The more thinking you ask end users to do when they're already frustrated, the more likely they are to:

  • Choose any category, or default to "other"
  • Delay submitting the ticket
  • Stop reporting issues altogether and create their own workarounds

Issue categorization is far more effective when it's handled by the technician or system administrator after the fact. They are the ones untangling the issue; because there are fewer of them, it's easier to apply categories consistently and accurately.

Moving Beyond Throughput
Most help desk systems are designed to measure "throughput" - how many tickets are opened and how quickly they're closed. That's useful for managing IT workload, but it's not helpful for understanding where work is actually breaking down.

The real value shows up when you look at tickets in aggregate to see:

  • Which issues repeat
  • Which workflows generate the most tickets
  • Which teams, roles, or individuals are consistently impacted

Stop Training Everyone for One Person's Mistake
That data can change how you respond. Instead of defaulting to company-wide training - which often wastes the time of your high performers - you can target support where it's actually needed.

For example, data once showed that one specific team was making the majority of residential accounting errors. Instead of a mandatory webinar for the whole region, we spoke with the Community Manager and identified a time-management challenge in a very busy office.

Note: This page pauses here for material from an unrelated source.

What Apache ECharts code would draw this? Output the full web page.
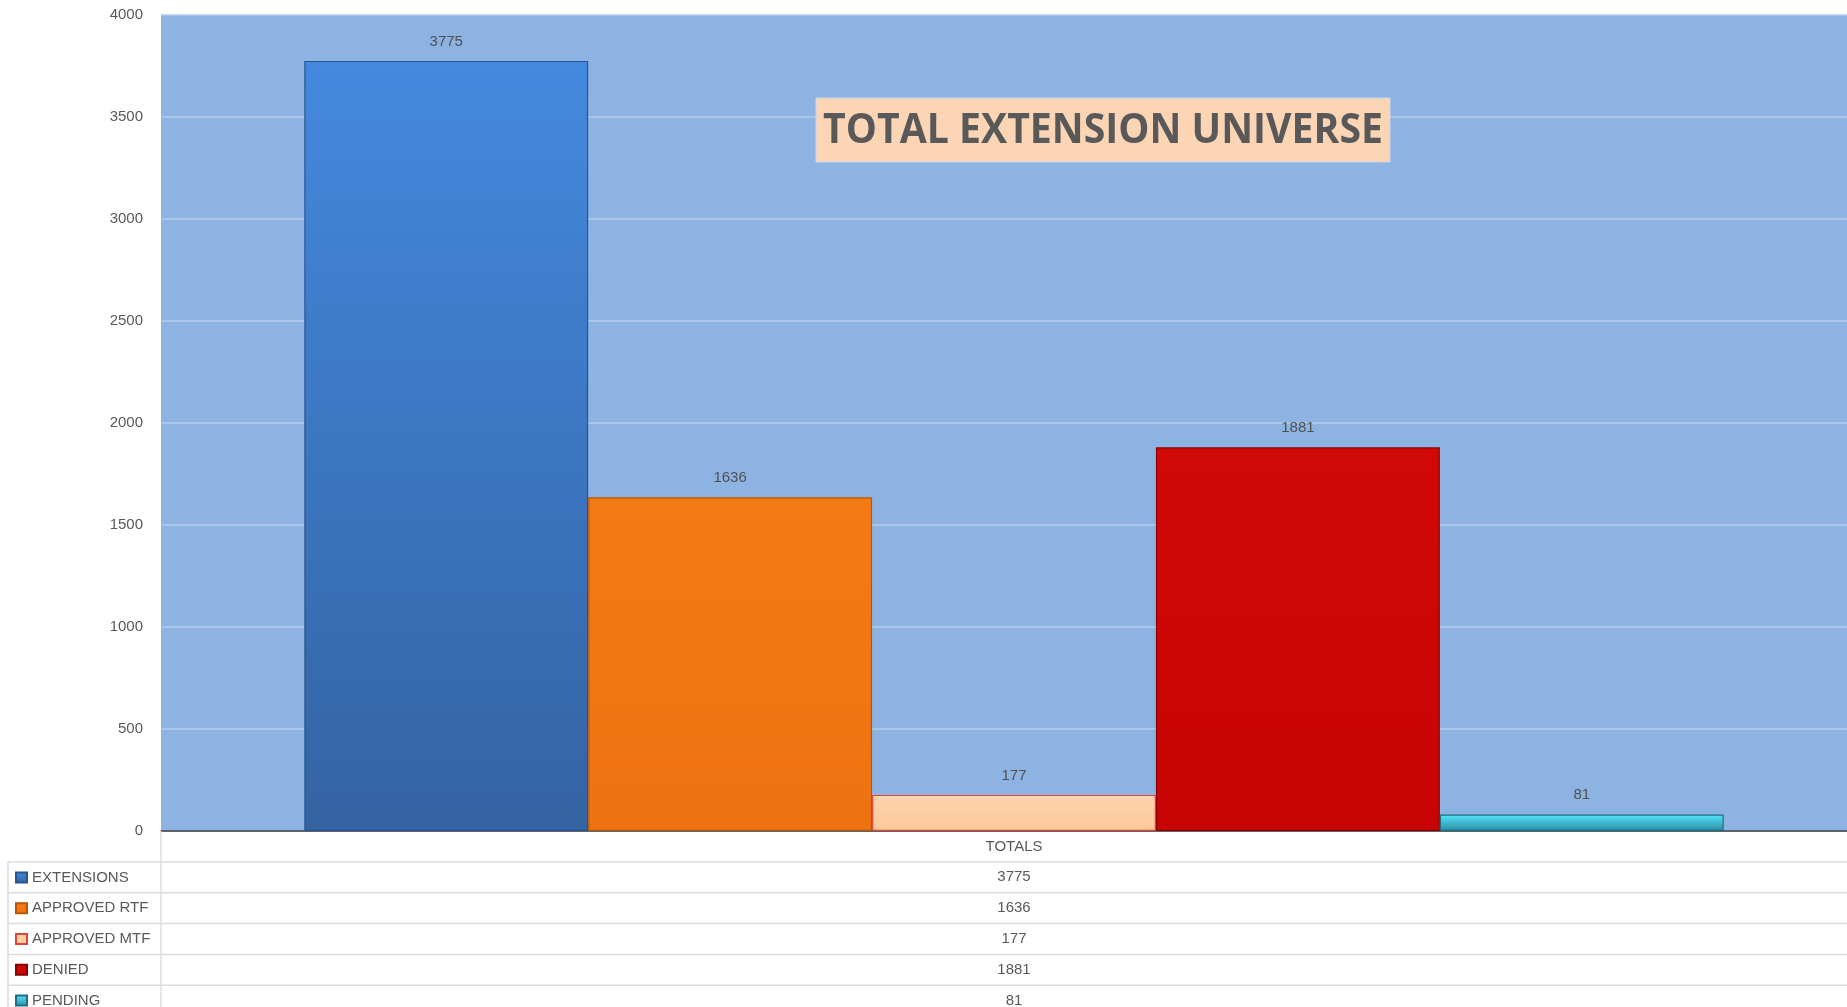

By adjusting public-facing office hours and providing temporary support, we addressed the "accounting" problem without a single training session. Using data to de-personalize the conversation allowed us to remove friction without assigning blame - critical when teams are already operating at capacity.

The Bottom Line

With better help desk data, you spend less time training everyone and more time solving the real problems. That's better for your staff, and better for the business - and it gives operations something concrete to recognize and celebrate as error rates drop, repeat tickets decline, and teams measurably improve.